▼

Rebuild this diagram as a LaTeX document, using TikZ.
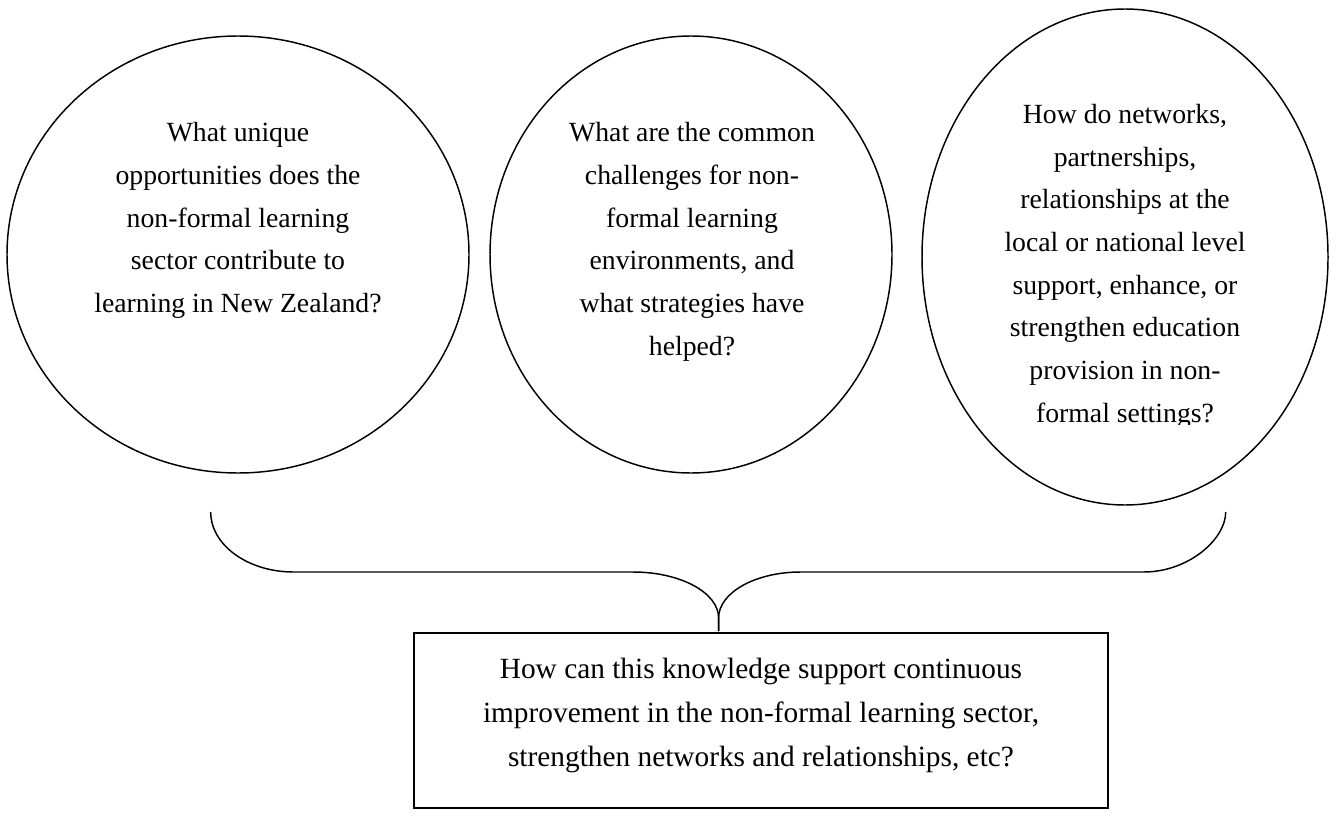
\documentclass[tikz,border=0pt]{standalone}
\usepackage{fontspec}
\setmainfont{Liberation Serif}
\usetikzlibrary{shapes.geometric}
\newcommand\fl{\rule{0pt}{15pt}}
\begin{document}
\begin{tikzpicture}[x=0.75pt,y=-0.75pt,
  bubble/.style={draw, ellipse, line width=1.1pt, inner sep=0pt, outer sep=0pt},
  qtext/.style={anchor=north, align=center, inner sep=0pt, font=\fontsize{20.8pt}{32pt}\selectfont},
  btext/.style={anchor=north, align=center, inner sep=0pt, font=\fontsize{22pt}{33pt}\selectfont},
  bracestyle/.style={draw, line width=1.1pt},
  answerbox/.style={draw, rectangle, line width=1.3pt, inner sep=0pt, outer sep=0pt}]
\useasboundingbox (0,0) rectangle (1337,820);
% bubbles
\node[bubble, minimum width=346.5pt, minimum height=327.75pt] (e1) at (238,254.5) {};
\node[bubble, minimum width=301.5pt, minimum height=327.75pt] (e2) at (691,254.5) {};
\node[bubble, minimum width=304.5pt, minimum height=372pt] (e3) at (1125,257) {};
% texts
\node[qtext] (t1) at (238,121.7) {\fl What unique\\opportunities does the\\non-formal learning\\sector contribute to\\learning in New Zealand?};
\node[qtext] (t2) at (692,121.7) {\fl What are the common\\challenges for non-\\formal learning\\environments, and\\what strategies have\\helped?};
\begin{scope}
\clip (900,0) rectangle (1337,424);
\node[qtext] (t3) at (1125,103.3) {\fl How do networks,\\partnerships,\\relationships at the\\local or national level\\support, enhance, or\\strengthen education\\provision in non-\\formal settings?};
\end{scope}
% brace
\coordinate (bl) at (210.7,512);
\coordinate (br) at (1225.7,512);
\coordinate (tipt) at (718.6,618);
\coordinate (tip) at (718.6,631);
\draw[bracestyle] (bl) .. controls (210.7,545) and (247.8,572) .. (293.6,572) -- (633,572)
  .. controls (680.3,572) and (718.6,592.6) .. (tipt) -- (tip);
\draw[bracestyle] (tip) -- (tipt) .. controls (718.6,592.6) and (755.4,572) .. (800.7,572)
  -- (1143.6,572) .. controls (1188.9,572) and (1225.7,538.9) .. (br);
% answer box
\node[answerbox, minimum width=520.5pt, minimum height=131.25pt] (box) at (761,720.5) {};
\node[btext] (tb) at (761,658) {\fl How can this knowledge support continuous\\improvement in the non-formal learning sector,\\strengthen networks and relationships, etc?};
\end{tikzpicture}
\end{document}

▲

**WRITTEN INSTRUCTION**
Reproduce each line word for word and drop the pictures.

**EXERCISE SOLUTION**
Rebuild this diagram as a LaTeX document, using TikZ.
\documentclass[tikz,border=0pt]{standalone}
\usepackage{fontspec}
\setmainfont{Liberation Serif}
\usetikzlibrary{shapes.geometric}
\newcommand\fl{\rule{0pt}{15pt}}
\begin{document}
\begin{tikzpicture}[x=0.75pt,y=-0.75pt,
  bubble/.style={draw, ellipse, line width=1.1pt, inner sep=0pt, outer sep=0pt},
  qtext/.style={anchor=north, align=center, inner sep=0pt, font=\fontsize{20.8pt}{32pt}\selectfont},
  btext/.style={anchor=north, align=center, inner sep=0pt, font=\fontsize{22pt}{33pt}\selectfont},
  bracestyle/.style={draw, line width=1.1pt},
  answerbox/.style={draw, rectangle, line width=1.3pt, inner sep=0pt, outer sep=0pt}]
\useasboundingbox (0,0) rectangle (1337,820);
% bubbles
\node[bubble, minimum width=346.5pt, minimum height=327.75pt] (e1) at (238,254.5) {};
\node[bubble, minimum width=301.5pt, minimum height=327.75pt] (e2) at (691,254.5) {};
\node[bubble, minimum width=304.5pt, minimum height=372pt] (e3) at (1125,257) {};
% texts
\node[qtext] (t1) at (238,121.7) {\fl What unique\\opportunities does the\\non-formal learning\\sector contribute to\\learning in New Zealand?};
\node[qtext] (t2) at (692,121.7) {\fl What are the common\\challenges for non-\\formal learning\\environments, and\\what strategies have\\helped?};
\begin{scope}
\clip (900,0) rectangle (1337,424);
\node[qtext] (t3) at (1125,103.3) {\fl How do networks,\\partnerships,\\relationships at the\\local or national level\\support, enhance, or\\strengthen education\\provision in non-\\formal settings?};
\end{scope}
% brace
\coordinate (bl) at (210.7,512);
\coordinate (br) at (1225.7,512);
\coordinate (tipt) at (718.6,618);
\coordinate (tip) at (718.6,631);
\draw[bracestyle] (bl) .. controls (210.7,545) and (247.8,572) .. (293.6,572) -- (633,572)
  .. controls (680.3,572) and (718.6,592.6) .. (tipt) -- (tip);
\draw[bracestyle] (tip) -- (tipt) .. controls (718.6,592.6) and (755.4,572) .. (800.7,572)
  -- (1143.6,572) .. controls (1188.9,572) and (1225.7,538.9) .. (br);
% answer box
\node[answerbox, minimum width=520.5pt, minimum height=131.25pt] (box) at (761,720.5) {};
\node[btext] (tb) at (761,658) {\fl How can this knowledge support continuous\\improvement in the non-formal learning sector,\\strengthen networks and relationships, etc?};
\end{tikzpicture}
\end{document}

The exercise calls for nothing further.